» **Data**
+ + + +

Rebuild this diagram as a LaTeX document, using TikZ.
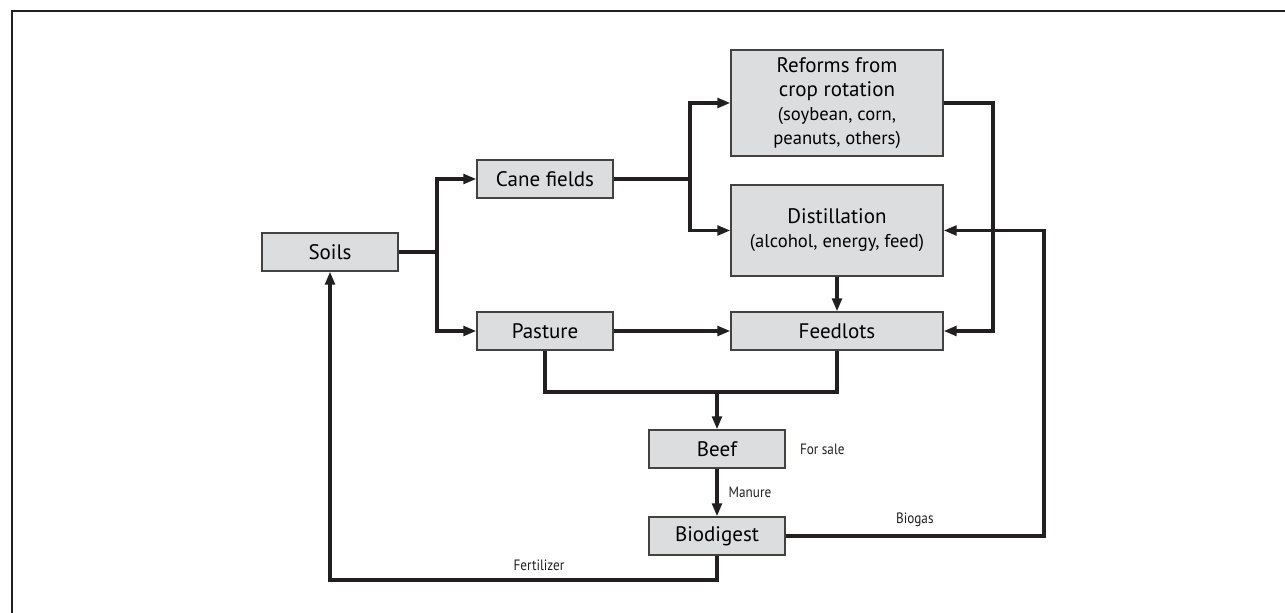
\documentclass[tikz,border=0pt]{standalone}
\usepackage{fontspec}
\setmainfont{PT Sans}
\newfontfamily\etiqfont[FakeStretch=0.88]{PT Sans}
\usepackage{tikz}
\usetikzlibrary{arrows.meta, positioning, calc}
\definecolor{grisfondo}{HTML}{DCDDDE}
\definecolor{tinta}{HTML}{231F20}
\newcommand{\chica}{\fontsize{9.3}{11.5}\selectfont}
\tikzset{
  caja/.style={draw=tinta!85, fill=grisfondo, line width=0.6pt, align=center, font=\fontsize{10.5}{12}\selectfont, inner sep=2pt, minimum height=19pt},
  corta/.style={caja, minimum width=68pt},
  ancha/.style={caja, minimum width=106pt},
  linea/.style={line width=1.7pt, color=tinta},
  flecha/.style={linea, -{Triangle[length=6.5pt, width=4.8pt]}},
  etiq/.style={font=\etiqfont\fontsize{7.5}{9}\selectfont, text=tinta, inner sep=1pt},
}

\begin{document}
\begin{tikzpicture}[x=0.5pt, y=-0.5pt]
  \useasboundingbox (0,0) rectangle (1285,613);
  \draw[line width=1pt, color=tinta] (12,613) -- (12,11) -- (1285,11);

  \node[corta] (suelos) at (330,252) {Soils};
  \node[corta] (cana) at (545,179) {Cane fields};
  \node[corta] (pasto) at (545,331) {Pasture};
  \node[ancha, minimum height=53pt] (reformas) at (837,103) {Reforms from\\crop rotation\\\chica(soybean, corn,\\\chica peanuts, others)};
  \node[ancha, minimum height=45.5pt] (destil) at (837,230.5) {Distillation\\\chica(alcohol, energy, feed)};
  \node[ancha] (corrales) at (837,331) {Feedlots};
  \node[corta] (carne) at (717,449) {Beef};
  \node[corta] (biodig) at (717,536) {Biodigest};
  \node[etiq, right=6pt of carne] (venta) {For sale};

  \coordinate (j1) at (437,252);
  \coordinate (j2) at (690,179);
  \coordinate (j3) at (993,103);
  \coordinate (j4) at (717,392);
  \coordinate (j5) at (1044,536);
  \coordinate (j6) at (717,580);

  \draw[linea] (suelos.east) -- (j1);
  \draw[flecha] (j1) |- (cana.west);
  \draw[flecha] (j1) |- (pasto.west);
  \draw[linea] (cana.east) -- (j2);
  \draw[flecha] (j2) |- (reformas.west);
  \draw[flecha] (j2) |- (destil.west);
  \draw[flecha] (reformas.east) -- (j3) |- (corrales.east);
  \draw[flecha] (destil) -- (corrales);
  \draw[flecha] (pasto) -- (corrales);
  \draw[linea] (pasto.south) |- (j4) -| (corrales.south);
  \draw[flecha] (j4) -- (carne);
  \draw[flecha] (carne) -- node[etiq, right=4pt] {Manure} (biodig);
  \draw[flecha] (biodig.east) -- node[etiq, above=3pt] {Biogas} (j5) |- (destil.east);
  \draw[flecha] (biodig.south) -- (j6) -| node[etiq, pos=0.23, above=3pt] {Fertilizer} (suelos.south);
\end{tikzpicture}
\end{document}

+ + + +

» **Goal**
Exactly as they appear, print the lines of the listing above from its first line through the line that contains "(12,11) -- (1285,11);", minus the pictures.

» **Finished exercise**
Rebuild this diagram as a LaTeX document, using TikZ.
\documentclass[tikz,border=0pt]{standalone}
\usepackage{fontspec}
\setmainfont{PT Sans}
\newfontfamily\etiqfont[FakeStretch=0.88]{PT Sans}
\usepackage{tikz}
\usetikzlibrary{arrows.meta, positioning, calc}
\definecolor{grisfondo}{HTML}{DCDDDE}
\definecolor{tinta}{HTML}{231F20}
\newcommand{\chica}{\fontsize{9.3}{11.5}\selectfont}
\tikzset{
  caja/.style={draw=tinta!85, fill=grisfondo, line width=0.6pt, align=center, font=\fontsize{10.5}{12}\selectfont, inner sep=2pt, minimum height=19pt},
  corta/.style={caja, minimum width=68pt},
  ancha/.style={caja, minimum width=106pt},
  linea/.style={line width=1.7pt, color=tinta},
  flecha/.style={linea, -{Triangle[length=6.5pt, width=4.8pt]}},
  etiq/.style={font=\etiqfont\fontsize{7.5}{9}\selectfont, text=tinta, inner sep=1pt},
}

\begin{document}
\begin{tikzpicture}[x=0.5pt, y=-0.5pt]
  \useasboundingbox (0,0) rectangle (1285,613);
  \draw[line width=1pt, color=tinta] (12,613) -- (12,11) -- (1285,11);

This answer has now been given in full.